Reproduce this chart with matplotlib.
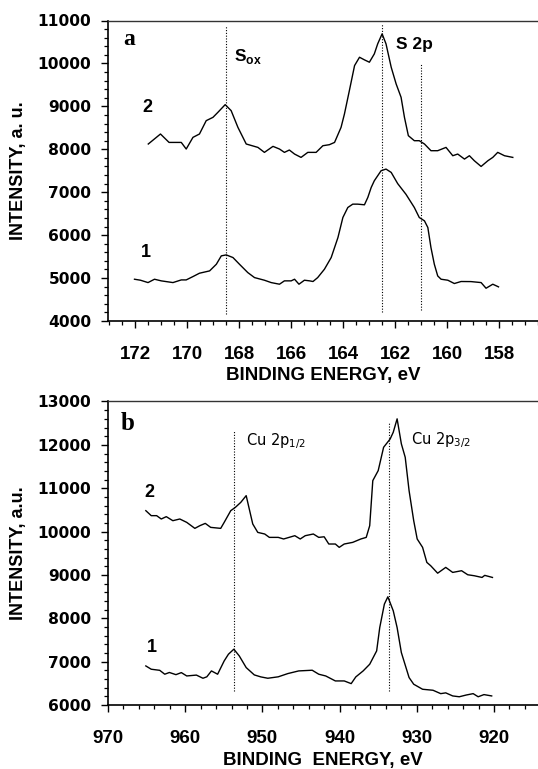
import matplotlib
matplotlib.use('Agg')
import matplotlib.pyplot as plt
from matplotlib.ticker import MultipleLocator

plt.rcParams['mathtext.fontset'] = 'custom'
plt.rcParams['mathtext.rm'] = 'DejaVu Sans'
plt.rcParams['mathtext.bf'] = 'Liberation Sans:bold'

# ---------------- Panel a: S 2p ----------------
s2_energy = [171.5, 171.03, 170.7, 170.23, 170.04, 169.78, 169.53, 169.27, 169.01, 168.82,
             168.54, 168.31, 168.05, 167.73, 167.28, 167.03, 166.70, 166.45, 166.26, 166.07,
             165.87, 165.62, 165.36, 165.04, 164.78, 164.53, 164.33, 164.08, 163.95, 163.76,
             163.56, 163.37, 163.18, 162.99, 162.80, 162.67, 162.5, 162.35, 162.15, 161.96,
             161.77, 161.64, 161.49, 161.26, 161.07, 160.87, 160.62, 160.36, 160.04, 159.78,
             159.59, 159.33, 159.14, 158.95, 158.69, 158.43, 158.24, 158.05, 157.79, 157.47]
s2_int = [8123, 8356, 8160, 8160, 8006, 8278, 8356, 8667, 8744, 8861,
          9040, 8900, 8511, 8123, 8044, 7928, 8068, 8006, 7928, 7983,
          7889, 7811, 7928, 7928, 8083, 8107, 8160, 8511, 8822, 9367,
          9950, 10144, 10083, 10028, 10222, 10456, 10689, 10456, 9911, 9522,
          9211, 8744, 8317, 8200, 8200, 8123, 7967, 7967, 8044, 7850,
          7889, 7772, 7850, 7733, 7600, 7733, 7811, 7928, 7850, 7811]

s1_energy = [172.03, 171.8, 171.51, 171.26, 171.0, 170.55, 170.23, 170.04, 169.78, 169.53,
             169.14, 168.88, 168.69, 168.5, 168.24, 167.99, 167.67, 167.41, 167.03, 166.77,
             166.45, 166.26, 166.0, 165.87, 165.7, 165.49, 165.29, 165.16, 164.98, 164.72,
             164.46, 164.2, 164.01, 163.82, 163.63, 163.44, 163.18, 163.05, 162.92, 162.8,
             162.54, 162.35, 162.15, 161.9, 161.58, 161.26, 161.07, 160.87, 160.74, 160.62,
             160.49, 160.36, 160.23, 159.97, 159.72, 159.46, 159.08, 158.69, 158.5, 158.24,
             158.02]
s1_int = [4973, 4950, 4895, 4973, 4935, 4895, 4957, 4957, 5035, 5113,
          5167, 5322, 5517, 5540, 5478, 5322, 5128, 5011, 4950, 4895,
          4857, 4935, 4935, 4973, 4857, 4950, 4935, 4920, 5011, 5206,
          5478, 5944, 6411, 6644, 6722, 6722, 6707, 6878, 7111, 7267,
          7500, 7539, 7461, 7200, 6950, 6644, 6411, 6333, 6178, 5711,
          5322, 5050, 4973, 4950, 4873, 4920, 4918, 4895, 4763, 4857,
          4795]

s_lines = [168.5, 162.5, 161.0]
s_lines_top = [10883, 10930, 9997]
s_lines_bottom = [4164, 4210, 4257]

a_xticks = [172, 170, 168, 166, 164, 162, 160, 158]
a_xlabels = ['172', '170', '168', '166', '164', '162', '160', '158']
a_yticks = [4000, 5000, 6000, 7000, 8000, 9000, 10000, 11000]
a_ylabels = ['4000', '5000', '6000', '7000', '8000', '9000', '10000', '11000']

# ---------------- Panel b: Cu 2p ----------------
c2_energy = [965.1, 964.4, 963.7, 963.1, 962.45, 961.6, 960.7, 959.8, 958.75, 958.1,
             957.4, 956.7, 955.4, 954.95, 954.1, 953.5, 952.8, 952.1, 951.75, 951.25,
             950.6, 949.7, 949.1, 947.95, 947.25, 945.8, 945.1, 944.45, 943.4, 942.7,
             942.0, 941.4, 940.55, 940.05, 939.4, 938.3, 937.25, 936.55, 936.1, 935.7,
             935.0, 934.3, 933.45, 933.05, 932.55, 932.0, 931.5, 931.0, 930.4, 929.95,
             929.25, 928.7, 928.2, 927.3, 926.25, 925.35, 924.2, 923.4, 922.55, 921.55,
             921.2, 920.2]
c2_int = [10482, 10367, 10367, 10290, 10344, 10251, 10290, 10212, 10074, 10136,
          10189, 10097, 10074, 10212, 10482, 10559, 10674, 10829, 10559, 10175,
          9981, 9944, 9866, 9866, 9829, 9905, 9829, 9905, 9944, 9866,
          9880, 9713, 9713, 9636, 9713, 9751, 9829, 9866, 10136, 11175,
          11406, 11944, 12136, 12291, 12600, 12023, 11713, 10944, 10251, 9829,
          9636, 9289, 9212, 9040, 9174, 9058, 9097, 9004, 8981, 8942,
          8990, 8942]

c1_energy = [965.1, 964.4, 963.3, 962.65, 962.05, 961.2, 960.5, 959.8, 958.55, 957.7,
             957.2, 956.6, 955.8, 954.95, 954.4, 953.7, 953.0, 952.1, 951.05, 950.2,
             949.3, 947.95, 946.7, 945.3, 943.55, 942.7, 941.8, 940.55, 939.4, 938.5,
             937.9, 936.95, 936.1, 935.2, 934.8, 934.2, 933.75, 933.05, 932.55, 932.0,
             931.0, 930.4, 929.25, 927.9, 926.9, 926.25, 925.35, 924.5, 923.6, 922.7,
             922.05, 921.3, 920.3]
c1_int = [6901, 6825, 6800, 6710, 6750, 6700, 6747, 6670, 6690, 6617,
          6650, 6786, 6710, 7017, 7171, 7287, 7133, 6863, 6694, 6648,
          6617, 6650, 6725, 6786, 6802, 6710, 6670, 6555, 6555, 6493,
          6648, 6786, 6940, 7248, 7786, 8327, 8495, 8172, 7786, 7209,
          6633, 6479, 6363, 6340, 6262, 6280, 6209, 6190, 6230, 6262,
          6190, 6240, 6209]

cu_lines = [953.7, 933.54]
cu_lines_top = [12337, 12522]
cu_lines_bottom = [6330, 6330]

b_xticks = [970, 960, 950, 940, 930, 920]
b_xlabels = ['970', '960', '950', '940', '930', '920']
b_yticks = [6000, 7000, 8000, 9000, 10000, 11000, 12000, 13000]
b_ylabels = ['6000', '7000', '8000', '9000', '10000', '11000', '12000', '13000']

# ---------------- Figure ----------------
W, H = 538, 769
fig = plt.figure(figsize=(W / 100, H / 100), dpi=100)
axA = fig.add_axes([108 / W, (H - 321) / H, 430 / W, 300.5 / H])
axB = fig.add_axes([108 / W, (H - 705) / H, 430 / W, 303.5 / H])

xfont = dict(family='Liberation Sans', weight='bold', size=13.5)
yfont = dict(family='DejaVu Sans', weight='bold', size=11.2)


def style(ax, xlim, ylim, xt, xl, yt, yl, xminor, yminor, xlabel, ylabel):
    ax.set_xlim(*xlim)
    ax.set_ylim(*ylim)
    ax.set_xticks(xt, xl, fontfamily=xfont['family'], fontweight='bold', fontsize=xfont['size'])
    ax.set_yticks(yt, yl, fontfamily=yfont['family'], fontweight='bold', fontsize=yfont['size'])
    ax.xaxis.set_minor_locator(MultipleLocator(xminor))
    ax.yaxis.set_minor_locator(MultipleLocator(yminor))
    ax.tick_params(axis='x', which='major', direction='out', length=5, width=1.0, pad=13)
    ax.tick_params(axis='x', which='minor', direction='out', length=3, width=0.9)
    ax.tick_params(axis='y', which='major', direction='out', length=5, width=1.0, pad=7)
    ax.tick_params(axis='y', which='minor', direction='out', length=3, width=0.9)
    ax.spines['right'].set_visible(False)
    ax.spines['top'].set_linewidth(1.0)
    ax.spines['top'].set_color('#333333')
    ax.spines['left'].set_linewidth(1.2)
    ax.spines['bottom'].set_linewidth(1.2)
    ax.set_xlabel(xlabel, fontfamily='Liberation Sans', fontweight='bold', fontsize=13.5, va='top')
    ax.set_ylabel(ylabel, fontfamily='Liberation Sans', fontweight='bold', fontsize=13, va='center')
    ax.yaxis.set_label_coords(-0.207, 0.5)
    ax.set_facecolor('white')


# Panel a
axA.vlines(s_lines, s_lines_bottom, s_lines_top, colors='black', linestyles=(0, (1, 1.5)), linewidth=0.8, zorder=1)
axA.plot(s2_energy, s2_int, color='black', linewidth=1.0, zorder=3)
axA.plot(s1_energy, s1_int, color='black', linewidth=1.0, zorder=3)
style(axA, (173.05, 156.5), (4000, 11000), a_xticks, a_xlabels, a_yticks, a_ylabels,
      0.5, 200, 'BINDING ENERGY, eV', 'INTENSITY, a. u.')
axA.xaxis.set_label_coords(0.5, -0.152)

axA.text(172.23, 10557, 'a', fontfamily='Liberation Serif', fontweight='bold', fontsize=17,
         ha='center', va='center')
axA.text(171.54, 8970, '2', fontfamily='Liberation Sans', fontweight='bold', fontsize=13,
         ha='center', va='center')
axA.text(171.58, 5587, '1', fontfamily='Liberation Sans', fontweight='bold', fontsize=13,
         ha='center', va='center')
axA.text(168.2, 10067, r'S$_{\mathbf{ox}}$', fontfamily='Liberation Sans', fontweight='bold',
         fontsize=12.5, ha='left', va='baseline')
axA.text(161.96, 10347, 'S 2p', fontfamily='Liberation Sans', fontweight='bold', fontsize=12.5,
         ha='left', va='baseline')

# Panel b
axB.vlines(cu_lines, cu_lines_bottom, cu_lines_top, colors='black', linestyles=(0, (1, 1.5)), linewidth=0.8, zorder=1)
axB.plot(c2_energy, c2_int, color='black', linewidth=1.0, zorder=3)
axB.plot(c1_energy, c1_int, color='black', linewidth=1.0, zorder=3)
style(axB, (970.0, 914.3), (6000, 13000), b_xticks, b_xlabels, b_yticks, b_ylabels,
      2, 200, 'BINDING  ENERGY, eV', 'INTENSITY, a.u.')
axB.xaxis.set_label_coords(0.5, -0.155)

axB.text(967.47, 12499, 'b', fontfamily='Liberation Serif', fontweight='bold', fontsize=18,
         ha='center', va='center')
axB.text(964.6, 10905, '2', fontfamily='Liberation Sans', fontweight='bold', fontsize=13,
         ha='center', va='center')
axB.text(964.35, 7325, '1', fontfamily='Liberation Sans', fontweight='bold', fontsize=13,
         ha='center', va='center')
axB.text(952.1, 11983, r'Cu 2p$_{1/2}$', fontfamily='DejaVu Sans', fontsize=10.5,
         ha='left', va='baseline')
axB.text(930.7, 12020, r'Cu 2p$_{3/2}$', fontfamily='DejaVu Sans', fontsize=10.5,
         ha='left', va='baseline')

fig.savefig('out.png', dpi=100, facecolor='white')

____________________

• What this task involves:
Would you reproduce the lines above, from the very first through the line containing "plt.rcParams['mathtext.bf'] = 'Liberation", exactly and without the pictures?

• Solution to this task:
Reproduce this chart with matplotlib.
import matplotlib
matplotlib.use('Agg')
import matplotlib.pyplot as plt
from matplotlib.ticker import MultipleLocator

plt.rcParams['mathtext.fontset'] = 'custom'
plt.rcParams['mathtext.rm'] = 'DejaVu Sans'
plt.rcParams['mathtext.bf'] = 'Liberation Sans:bold'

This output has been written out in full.